Segundo o Ministério da Defesa ucraniano, há 90 mil soldados deslocados ao longo das linhas fronteiriças, junto ao leste do país, que desde 2014 é governado de forma autônoma por rebeldes da maioria étnica russa da região, conhecida como Donbass.

Eles não chegaram a se separar, como a península da Crimeia, mas iniciaram uma guerra civil que matou mais de 13 mil pessoas e está em modo de pausa há cerca de cinco anos. Neste ano, Kiev ensaiou uma retomada com movimentos de tropas, que foi respondida por Moscou com exercícios envolvendo 100 mil soldados.

Ao fim, com ameaças de lado a lado, os russos retrocederam, tendo logrado seu objetivo de impedir a ação ucraniana. Na visão de mundo do presidente Vladimir Putin, uma Ucrânia parte da Otan (a aliança militar ocidental) é inaceitável.

Isso guiou seus atos em 2014, quando um golpe derrubou o presidente pró-Rússia em Kiev. Tanto a Ucrânia como a aliada Belarus são tampões estratégicos separando suas forças das do Ocidente, uma realidade geopolítica desde o Império Russo e a União Soviética, sob outras formas.

De quebra, na situação atual, mostrar força é uma sinalização à Turquia, que tem apoiado com a venda de drones militares Kiev. Eles já foram usados, com eficácia vista na guerra entre Azerbaijão e a aliada russa Armênia no ano passado, no Donbass. Ancara é uma parceira e rival de Moscou, e tem pretensões na bacia do mar Negro.

O Kremlin dá de ombros. Segundo disse na semana passada o porta-voz Dmitri Peskov, as movimentações de tropas são problema de Moscou e ocorrem em seu território. No mais, voltou a negar quaisquer intenções agressivas, como seria óbvio.

Aí entra o alarmismo. Para observadores mais contrários à Rússia, a movimentação faz parte de uma estratégia maior de pressão sobre o Ocidente que envolve a crise dos refugiados de países afetados por guerras no Oriente Médio e Sul da Ásia.

Talvez 15 mil deles estão hoje na Belarus, país sob sanções ocidentais desde que o ditador Aleksandr Lukachenko desencadeou uma maciça repressão a protestos contra mais uma eleição fraudada sua, em 2020. Ele é apoiado por Putin.

Segundo a União Europeia, os imigrantes foram atraídos para serem usados como armas na fronteira com dois membros do bloco, a Polônia e a Belarus, em retaliação pelas sanções.
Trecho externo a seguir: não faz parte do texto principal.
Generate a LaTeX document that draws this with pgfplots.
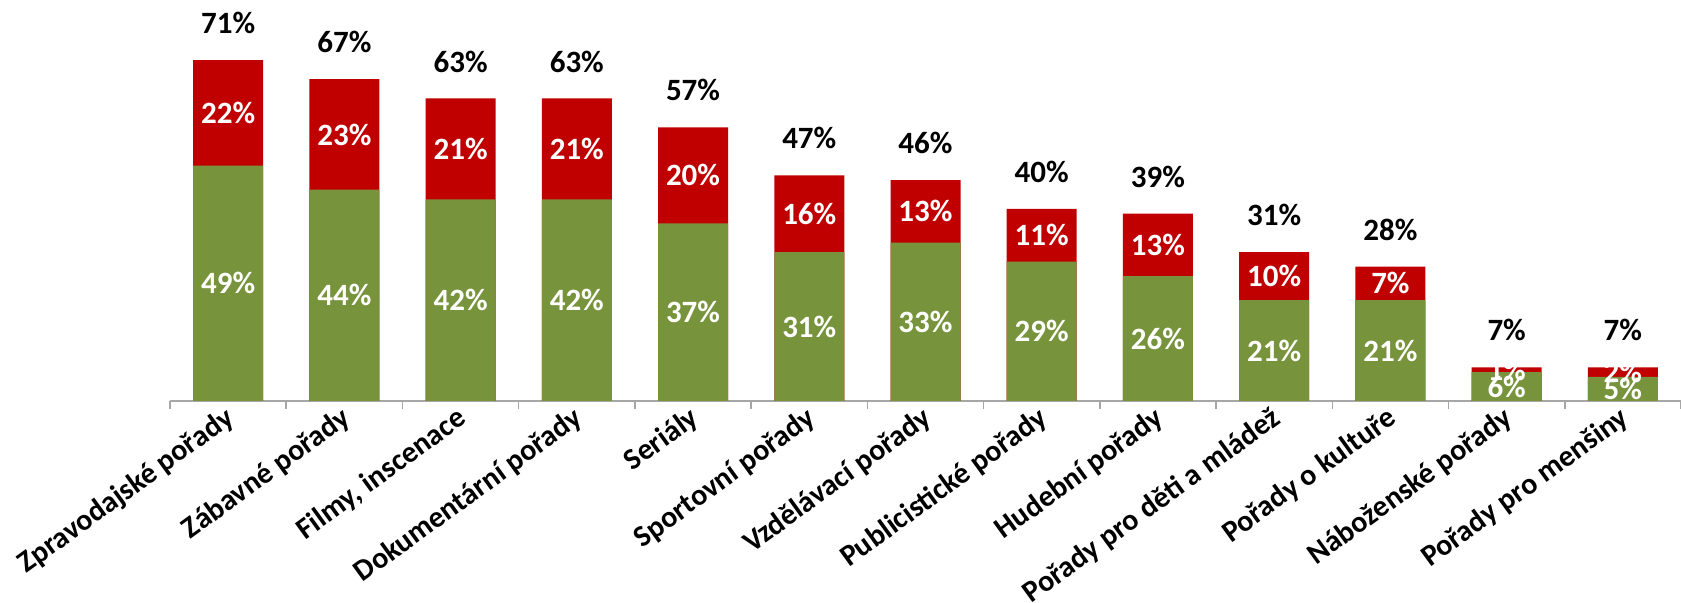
\documentclass[border=0pt]{standalone}
\usepackage{pgfplots}
\pgfplotsset{compat=1.18}
\usepackage{pgfplotstable}
\usepackage{fontspec}
\setmainfont{Carlito}
\definecolor{barGreen}{RGB}{119,147,60}
\definecolor{barRed}{RGB}{192,0,0}
\definecolor{axisGray}{RGB}{166,166,166}
\pgfplotstableread{
x green red total
0 49 22 71
1 44 23 67
2 42 21 63
3 42 21 63
4 37 20 57
5 31 16 47
6 33 13 46
7 29 11 40
8 26 13 39
9 21 10 31
10 21 7 28
11 6 1 7
12 5 2 7
}\data
\begin{document}
\begin{tikzpicture}
\useasboundingbox (-85pt,-101pt) rectangle (755.5pt,200.5pt);
\begin{axis}[
  at={(0pt,0pt)}, anchor=south west,
  scale only axis,
  width=755.5pt, height=200.5pt,
  xmin=-0.5, xmax=12.5, ymin=0, ymax=83.5,
  clip=false,
  axis x line*=bottom, axis y line=none,
  x axis line style={axisGray, line width=0.8pt},
  xtick={0,...,12},
  major tick length=0pt,
  minor xtick={-0.5,0.5,...,12.5},
  minor tick length=4pt,
  tick align=outside,
  minor x tick style={axisGray, line width=0.8pt},
  ytick=\empty,
  xticklabels={Zpravodajské pořady, Zábavné pořady, {Filmy, inscenace}, Dokumentární pořady, Seriály, Sportovní pořady, Vzdělávací pořady, Publicistické pořady, Hudební pořady, Pořady pro děti a mládež, Pořady o kultuře, Náboženské pořady, Pořady pro menšiny},
  xticklabel style={rotate=36, anchor=north east, font=\bfseries\fontsize{15}{18}\selectfont, inner sep=0pt, yshift=0pt, xshift=-3pt},
  /pgf/number format/assume math mode=true,
]
\addplot[ybar, bar width=35pt, bar shift=0pt, fill=barRed, draw=none] table[x=x, y=total]{\data};
\addplot[ybar, bar width=35pt, bar shift=0pt, fill=barGreen, draw=none] table[x=x, y=green]{\data};
\addplot[draw=none, mark=none, point meta=explicit,
  nodes near coords={\pgfmathprintnumber{\pgfplotspointmeta}\%},
  nodes near coords align=center,
  every node near coord/.append style={font=\bfseries\fontsize{15.5}{18}\selectfont, text=white}]
  table[x=x, y expr=\thisrow{green}/2, meta=green]{\data};
\addplot[draw=none, mark=none, point meta=explicit,
  nodes near coords={\pgfmathprintnumber{\pgfplotspointmeta}\%},
  nodes near coords align=center,
  every node near coord/.append style={font=\bfseries\fontsize{15.5}{18}\selectfont, text=white}]
  table[x=x, y expr=\thisrow{green}+\thisrow{red}/2, meta=red]{\data};
\addplot[draw=none, mark=none, point meta=explicit,
  nodes near coords={\pgfmathprintnumber{\pgfplotspointmeta}\%},
  nodes near coords align=center,
  every node near coord/.append style={font=\bfseries\fontsize{15.5}{18}\selectfont, text=black}]
  table[x=x, y expr=\thisrow{total}+7.7, meta=total]{\data};
\end{axis}
\end{tikzpicture}
\end{document}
Minsk nega, claro.

O governo polonês foi além, acusando Putin diretamente de participar do esquema, o que, também de forma óbvia, o Kremlin descarta. Nesta quinta (11), a empresa aérea estatal Aeroflot teve de negar relatos de que teria transportado refugiados para a Belarus.

O governo de Lukachenko recorreu a Putin, que despachou dois bombardeiros Tu-22M3 com capacidade nuclear para uma patrulha rara nos céus belarussos, um aperitivo do apoio que o Kremlin diz estar disposto a dar caso a concentração de forças polonesas e de Minsk na fronteira escale para um conflito.

Nesse sentido, Blinken refletiu essas preocupações de forma mais alarmista também, até porque concedeu a entrevista ao receber o seu homólogo ucraniano, Dmitri Kuleba. O americano voltou a dizer que seu país está comprometido com a “independência e integridade” de Kiev.

Aqui ele está no campo da retórica, que tem ameaça permanentemente se fundir ao do conflito. A Ucrânia pediu para se tornar parte da Otan, algo inaceitável para Putin, mas o fato é que como é um país afetado por disputas territoriais, a admissão não pode ocorrer segundo o estatuto da aliança.

Ao mesmo tempo, houve uma escalada brutal de atividade militar dos EUA e outros aliados com Kiev nos últimos anos.

O mar Negro tornou-se, assim como o Báltico, uma das áreas de atrito potencial mais ativas do mundo. Em junho, os russos afastaram um navio de guerra britânico próximo da costa da Crimeia a tiros e bombas de advertência, um incidente gravíssimo.

Há outros fatores: elevar o status ameaçador de Putin é uma forma de a Otan driblar suas profundas divisões internas com um discurso único.

Com uma linha de choque se estendendo do mar Negro ao Báltico, com as crises na Belarus e com a Ucrânia, o embate entre Ocidente e Rússia entra em uma nova e perigosa fase. Não que alguém deseje a guerra, mas o risco de acidentes ou surpresas como a de 2014 está em alta.